AVAILABLE DATA »
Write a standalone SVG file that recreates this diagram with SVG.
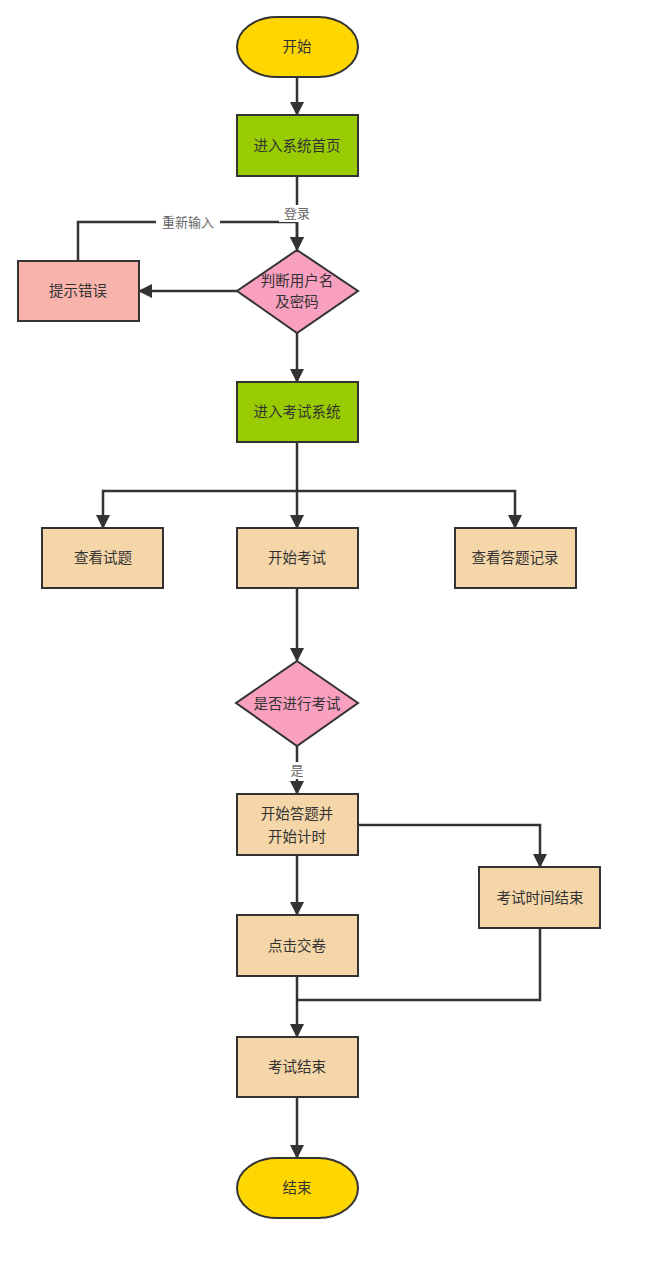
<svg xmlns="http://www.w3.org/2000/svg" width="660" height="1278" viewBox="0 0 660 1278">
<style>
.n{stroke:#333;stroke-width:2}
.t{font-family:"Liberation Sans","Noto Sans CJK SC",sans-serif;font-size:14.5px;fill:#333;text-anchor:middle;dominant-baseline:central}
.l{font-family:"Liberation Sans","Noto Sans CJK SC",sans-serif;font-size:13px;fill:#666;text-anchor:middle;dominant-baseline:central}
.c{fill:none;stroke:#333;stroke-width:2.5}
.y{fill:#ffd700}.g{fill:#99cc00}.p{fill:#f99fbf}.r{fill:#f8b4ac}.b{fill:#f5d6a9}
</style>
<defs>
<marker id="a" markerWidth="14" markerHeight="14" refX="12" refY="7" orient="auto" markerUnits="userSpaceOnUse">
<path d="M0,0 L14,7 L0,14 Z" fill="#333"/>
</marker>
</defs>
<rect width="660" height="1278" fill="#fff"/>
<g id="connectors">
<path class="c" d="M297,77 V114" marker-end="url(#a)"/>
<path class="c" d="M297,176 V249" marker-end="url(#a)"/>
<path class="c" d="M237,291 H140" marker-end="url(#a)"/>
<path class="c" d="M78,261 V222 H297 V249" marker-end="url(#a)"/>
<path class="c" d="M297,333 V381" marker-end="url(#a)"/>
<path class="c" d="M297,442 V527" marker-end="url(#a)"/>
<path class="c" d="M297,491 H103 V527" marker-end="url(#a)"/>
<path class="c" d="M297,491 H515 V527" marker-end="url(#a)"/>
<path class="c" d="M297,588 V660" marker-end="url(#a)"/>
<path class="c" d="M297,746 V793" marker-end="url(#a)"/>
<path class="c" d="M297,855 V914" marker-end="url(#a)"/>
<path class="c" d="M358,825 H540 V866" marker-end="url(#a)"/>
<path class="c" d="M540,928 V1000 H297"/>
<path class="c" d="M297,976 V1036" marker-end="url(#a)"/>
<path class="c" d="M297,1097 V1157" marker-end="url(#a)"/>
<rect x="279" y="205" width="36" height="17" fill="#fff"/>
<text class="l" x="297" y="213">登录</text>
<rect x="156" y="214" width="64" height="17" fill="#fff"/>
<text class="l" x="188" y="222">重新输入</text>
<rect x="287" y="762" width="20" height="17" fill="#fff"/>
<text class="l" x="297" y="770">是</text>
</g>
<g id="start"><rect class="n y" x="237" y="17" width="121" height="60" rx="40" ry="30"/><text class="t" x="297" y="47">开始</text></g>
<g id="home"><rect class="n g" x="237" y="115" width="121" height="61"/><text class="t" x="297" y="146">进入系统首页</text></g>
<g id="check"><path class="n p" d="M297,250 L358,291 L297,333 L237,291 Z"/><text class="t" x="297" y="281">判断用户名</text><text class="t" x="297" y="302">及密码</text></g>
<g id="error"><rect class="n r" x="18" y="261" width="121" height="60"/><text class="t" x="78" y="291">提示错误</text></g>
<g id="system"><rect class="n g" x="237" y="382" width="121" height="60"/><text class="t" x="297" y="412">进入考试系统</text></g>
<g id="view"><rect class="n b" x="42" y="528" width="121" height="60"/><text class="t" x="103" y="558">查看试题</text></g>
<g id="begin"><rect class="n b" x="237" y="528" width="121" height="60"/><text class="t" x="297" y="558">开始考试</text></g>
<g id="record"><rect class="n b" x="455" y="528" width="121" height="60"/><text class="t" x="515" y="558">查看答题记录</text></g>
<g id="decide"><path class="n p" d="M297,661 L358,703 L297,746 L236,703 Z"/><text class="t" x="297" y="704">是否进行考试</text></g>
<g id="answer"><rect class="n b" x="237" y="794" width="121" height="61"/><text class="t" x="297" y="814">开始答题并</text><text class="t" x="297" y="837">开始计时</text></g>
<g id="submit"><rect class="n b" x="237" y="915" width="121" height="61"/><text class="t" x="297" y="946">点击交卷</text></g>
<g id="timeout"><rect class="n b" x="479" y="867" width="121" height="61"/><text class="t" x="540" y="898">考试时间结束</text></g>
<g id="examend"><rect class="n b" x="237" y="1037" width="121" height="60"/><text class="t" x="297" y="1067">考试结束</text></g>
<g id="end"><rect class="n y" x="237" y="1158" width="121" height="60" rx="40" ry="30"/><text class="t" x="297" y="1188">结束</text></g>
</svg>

CHALLENGE » Without including any pictures, print all of the material exactly as given.

SOLUTION TO THE PROBLEM »
Write a standalone SVG file that recreates this diagram with SVG.
<svg xmlns="http://www.w3.org/2000/svg" width="660" height="1278" viewBox="0 0 660 1278">
<style>
.n{stroke:#333;stroke-width:2}
.t{font-family:"Liberation Sans","Noto Sans CJK SC",sans-serif;font-size:14.5px;fill:#333;text-anchor:middle;dominant-baseline:central}
.l{font-family:"Liberation Sans","Noto Sans CJK SC",sans-serif;font-size:13px;fill:#666;text-anchor:middle;dominant-baseline:central}
.c{fill:none;stroke:#333;stroke-width:2.5}
.y{fill:#ffd700}.g{fill:#99cc00}.p{fill:#f99fbf}.r{fill:#f8b4ac}.b{fill:#f5d6a9}
</style>
<defs>
<marker id="a" markerWidth="14" markerHeight="14" refX="12" refY="7" orient="auto" markerUnits="userSpaceOnUse">
<path d="M0,0 L14,7 L0,14 Z" fill="#333"/>
</marker>
</defs>
<rect width="660" height="1278" fill="#fff"/>
<g id="connectors">
<path class="c" d="M297,77 V114" marker-end="url(#a)"/>
<path class="c" d="M297,176 V249" marker-end="url(#a)"/>
<path class="c" d="M237,291 H140" marker-end="url(#a)"/>
<path class="c" d="M78,261 V222 H297 V249" marker-end="url(#a)"/>
<path class="c" d="M297,333 V381" marker-end="url(#a)"/>
<path class="c" d="M297,442 V527" marker-end="url(#a)"/>
<path class="c" d="M297,491 H103 V527" marker-end="url(#a)"/>
<path class="c" d="M297,491 H515 V527" marker-end="url(#a)"/>
<path class="c" d="M297,588 V660" marker-end="url(#a)"/>
<path class="c" d="M297,746 V793" marker-end="url(#a)"/>
<path class="c" d="M297,855 V914" marker-end="url(#a)"/>
<path class="c" d="M358,825 H540 V866" marker-end="url(#a)"/>
<path class="c" d="M540,928 V1000 H297"/>
<path class="c" d="M297,976 V1036" marker-end="url(#a)"/>
<path class="c" d="M297,1097 V1157" marker-end="url(#a)"/>
<rect x="279" y="205" width="36" height="17" fill="#fff"/>
<text class="l" x="297" y="213">登录</text>
<rect x="156" y="214" width="64" height="17" fill="#fff"/>
<text class="l" x="188" y="222">重新输入</text>
<rect x="287" y="762" width="20" height="17" fill="#fff"/>
<text class="l" x="297" y="770">是</text>
</g>
<g id="start"><rect class="n y" x="237" y="17" width="121" height="60" rx="40" ry="30"/><text class="t" x="297" y="47">开始</text></g>
<g id="home"><rect class="n g" x="237" y="115" width="121" height="61"/><text class="t" x="297" y="146">进入系统首页</text></g>
<g id="check"><path class="n p" d="M297,250 L358,291 L297,333 L237,291 Z"/><text class="t" x="297" y="281">判断用户名</text><text class="t" x="297" y="302">及密码</text></g>
<g id="error"><rect class="n r" x="18" y="261" width="121" height="60"/><text class="t" x="78" y="291">提示错误</text></g>
<g id="system"><rect class="n g" x="237" y="382" width="121" height="60"/><text class="t" x="297" y="412">进入考试系统</text></g>
<g id="view"><rect class="n b" x="42" y="528" width="121" height="60"/><text class="t" x="103" y="558">查看试题</text></g>
<g id="begin"><rect class="n b" x="237" y="528" width="121" height="60"/><text class="t" x="297" y="558">开始考试</text></g>
<g id="record"><rect class="n b" x="455" y="528" width="121" height="60"/><text class="t" x="515" y="558">查看答题记录</text></g>
<g id="decide"><path class="n p" d="M297,661 L358,703 L297,746 L236,703 Z"/><text class="t" x="297" y="704">是否进行考试</text></g>
<g id="answer"><rect class="n b" x="237" y="794" width="121" height="61"/><text class="t" x="297" y="814">开始答题并</text><text class="t" x="297" y="837">开始计时</text></g>
<g id="submit"><rect class="n b" x="237" y="915" width="121" height="61"/><text class="t" x="297" y="946">点击交卷</text></g>
<g id="timeout"><rect class="n b" x="479" y="867" width="121" height="61"/><text class="t" x="540" y="898">考试时间结束</text></g>
<g id="examend"><rect class="n b" x="237" y="1037" width="121" height="60"/><text class="t" x="297" y="1067">考试结束</text></g>
<g id="end"><rect class="n y" x="237" y="1158" width="121" height="60" rx="40" ry="30"/><text class="t" x="297" y="1188">结束</text></g>
</svg>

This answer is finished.